On our trip we saw all humpbacks, except for one Fin whale off in the distance, the second largest creature on Earth. We saw mothers with calves and singles. We were even lucky enough to catch one calf in a playful mood, breaching the surface head first three different times. According our guide, Chad, it’s a real treat to get to see that. It proved difficult to capture on camera however. The breach is a total surprise. The boat is wobbly. You’ll see how I clipped the upper most part of the head off. Still, amazing sight to see.

Back at the dock we swapped seats with Lin, Sylvia, Claire, Kelly and his girlfriend, Kia. They were off for their own unique adventure. Every trip is different according to Chad.

Friday late afternoon, our niece Peyton, finally made it in on the ferry from Boston having started her journey that morning before the crack of dawn. A quick refresh and she was good to go and off we went.

That night, Marti and Susan put on a dinner at a wonderful place on the water. Nothing formal. No agenda. Susan welcomed us all and invited us to enjoy the evening, the wine and the food. Then Lin uncorked the toasting, joking that we’re celebrating a really long engagement, and that it’s about time. Then, friend after friend spoke, mixing good-natured, over the top, roasting with heartfelt love, affection and happiness. The more the wine flowed, the more involved the storytelling, about how they first met Marti and Susan, how long they’ve known them and how meaningful they were in their lives. It was all beautiful. Marti tried to say something, but she, like me, have our mother’s characteristic trait of sobbing instead of speaking during emotional moments. So, she sat back down.

Having roasted Marti pretty well for her 50th and 60th birthdays, I took a different approach, following Lin’s lead about the length of time they’ve spent together.

I don’t remember exactly what I said, but it went something like this. And if wasn’t exactly like this, this is what I meant to say:

Listening to you talk, I’m so impressed with the long term friendships so many of you have shared with Marti and Susan. For me, well, I’ve never known life without my big sister Marti. My brothers and sister say the same. She was the first of five. For three years, the one and only child. Her birth started the family of Homer and Martha. They had nothing but each other, a scholarship to NC State on the GI Bill and Marti. Pennies, nickels and dimes were their currency. Marti was their pride and joy.
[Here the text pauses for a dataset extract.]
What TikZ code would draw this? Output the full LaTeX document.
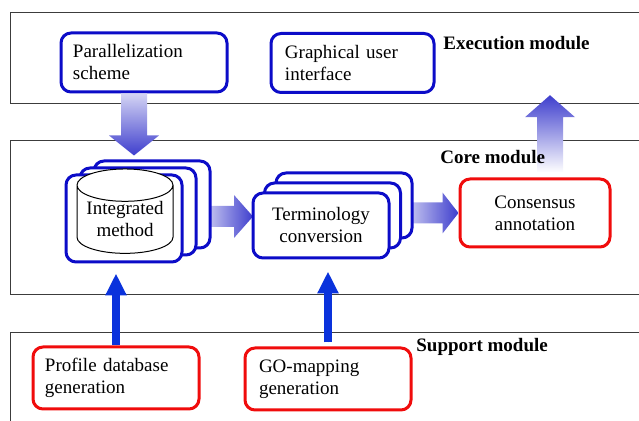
\documentclass[tikz,border=0pt]{standalone}
\usepackage{fontspec}
\setmainfont{Liberation Serif}
\usetikzlibrary{arrows.meta,calc,shapes.geometric}

\definecolor{boxblue}{RGB}{12,12,200}
\definecolor{boxred}{RGB}{240,12,12}
\definecolor{fatblue}{RGB}{62,62,205}
\definecolor{linkblue}{RGB}{10,50,220}
\definecolor{framegray}{RGB}{60,60,60}

\begin{document}
\begin{tikzpicture}[
		x=0.5pt,
		y=-0.5pt,
		font=\fontsize{9.5}{11}\selectfont,
		module/.style={
			draw=framegray,
			line width=0.6pt,
			minimum width=325pt,
			anchor=north west,
			inner sep=0pt
		},
		modlabel/.style={
			font=\fontsize{9.5}{11}\selectfont\bfseries,
			anchor=west,
			inner sep=0pt
		},
		bluebox/.style={
			rounded corners=5pt,
			draw=boxblue,
			line width=1.5pt,
			fill=white,
			inner sep=0pt
		},
		redbox/.style={
			bluebox,
			draw=boxred
		},
		txt/.style={
			text width=#1,
			align=left
		},
		dbshape/.style={
			cylinder,
			shape border rotate=90,
			aspect=0.42,
			draw=black,
			line width=0.5pt,
			fill=white,
			minimum width=48pt,
			minimum height=35pt,
			inner sep=0pt,
			align=center
		},
		link/.style={
			-{Triangle[length=11pt,width=10pt]},
			draw=linkblue,
			fill=linkblue,
			line width=4pt
		}
	]
		\useasboundingbox (0,0) rectangle (639,421);

		% module frames
		\node[module,minimum height=45.5pt] (exec) at (10,12) {};
		\node[module,minimum height=77pt] (core) at (10,140) {};
		\node[module,minimum height=54pt] (support) at (10,332) {};

		% node positions
		\coordinate (integpos) at (124,218.5);
		\coordinate (termpos) at (321,225.5);
		\node[bluebox,minimum width=83pt,minimum height=29.5pt,txt=71pt] (par) at (144,62.5) {Parallelization\\scheme};
		\node[bluebox,minimum width=81.5pt,minimum height=29.5pt,txt=67.5pt] (gui) at (352.5,63) {Graphical user\\interface};
		\node[redbox,minimum width=75pt,minimum height=34pt,align=center] (cons) at (535,213) {Consensus\\annotation};
		\node[redbox,minimum width=83pt,minimum height=31pt,txt=71pt] (profile) at (116,378) {Profile database\\generation};
		\node[redbox,minimum width=83pt,minimum height=31pt,txt=69pt] (gomap) at (328,379) {GO-mapping\\generation};

		% fat shaded arrows
		\coordinate (f1s) at ($(integpos)+(64,-2)$);
		\coordinate (f1t) at ($(f1s)+(65,0)$);
		\shade[left color=white,right color=fatblue] ($(f1s)+(0,-10.5)$) -- ($(f1t)+(-19,-10.5)$) -- ($(f1t)+(-19,-21.5)$) -- (f1t) -- ($(f1t)+(-19,21.5)$) -- ($(f1t)+(-19,10.5)$) -- ($(f1s)+(0,10.5)$) -- cycle;

		\coordinate (f2t) at (cons.west);
		\coordinate (f2s) at ($(f2t)+(-70,0)$);
		\shade[left color=white,right color=fatblue] ($(f2s)+(0,-10.5)$) -- ($(f2t)+(-16,-10.5)$) -- ($(f2t)+(-16,-20.5)$) -- (f2t) -- ($(f2t)+(-16,20.5)$) -- ($(f2t)+(-16,10.5)$) -- ($(f2s)+(0,10.5)$) -- cycle;

		\coordinate (f3s) at ($(par.south)+(-10,0)$);
		\coordinate (f3t) at ($(f3s)+(0,62)$);
		\shade[top color=fatblue!22,bottom color=fatblue] ($(f3s)+(-13,0)$) -- ($(f3t)+(-13,-20)$) -- ($(f3t)+(-25,-20)$) -- (f3t) -- ($(f3t)+(25,-20)$) -- ($(f3t)+(13,-20)$) -- ($(f3s)+(13,0)$) -- cycle;

		\coordinate (f4s) at ($(cons.north)+(15,-5)$);
		\coordinate (f4t) at ($(f4s |- exec.south)+(0,-9)$);
		\shade[top color=fatblue,bottom color=white] ($(f4s)+(-13,0)$) -- ($(f4t)+(-13,22)$) -- ($(f4t)+(-25,22)$) -- (f4t) -- ($(f4t)+(25,22)$) -- ($(f4t)+(13,22)$) -- ($(f4s)+(13,0)$) -- cycle;

		% stacked boxes
		\foreach \k in {2,1}
			\node[bluebox,minimum width=58pt,minimum height=43.5pt] (integ\k) at ($(integpos)+(14*\k,-7*\k)$) {};
		\node[bluebox,minimum width=58pt,minimum height=43.5pt] (integ) at (integpos) {};
		\node[dbshape] (db) at ($(integ)+(1,1)$) {Integrated\\method};

		\foreach \k in {2,1}
			\node[bluebox,minimum width=68pt,minimum height=32.5pt] (term\k) at ($(termpos)+(11.5*\k,-10*\k)$) {};
		\node[bluebox,minimum width=68pt,minimum height=32.5pt,align=center] (term) at (termpos) {Terminology\\conversion};

		% thin links
		\draw[link] (profile.north) -- ($(profile.north |- integ.south)+(0,10)$);
		\draw[link] ($(gomap.north)+(0,-4)$) -- ($(gomap.north |- term.south)+(0,12)$);

		% module labels
		\node[modlabel] (execlbl) at (443,43) {Execution module};
		\node[modlabel] (corelbl) at (440,157) {Core module};
		\node[modlabel] (suplbl) at (416,347) {Support module};
	\end{tikzpicture}
\end{document}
Being the oldest, she played a major role in raising us. She led the way in so many ways. I have nothing but love, admiration and respect for her.

Lin said it has been a very long engagement. While this wedding, like most, celebrates the commitment of one to the other for the future, most weddings announce a start for a couple, and are based on hope. Hope that they can manage their love and life through the wonderful and trying times ahead. In Marti and Susan’s case, they have 22 years of solid proof of their commitment to each another. This wedding isn’t about hope, it’s a celebration of their lives already together. And to that I raise a glass to the two of you and say we love you. We’re proud of you. We’re so happy to be here with you, your families and friends and share this moment in time with you.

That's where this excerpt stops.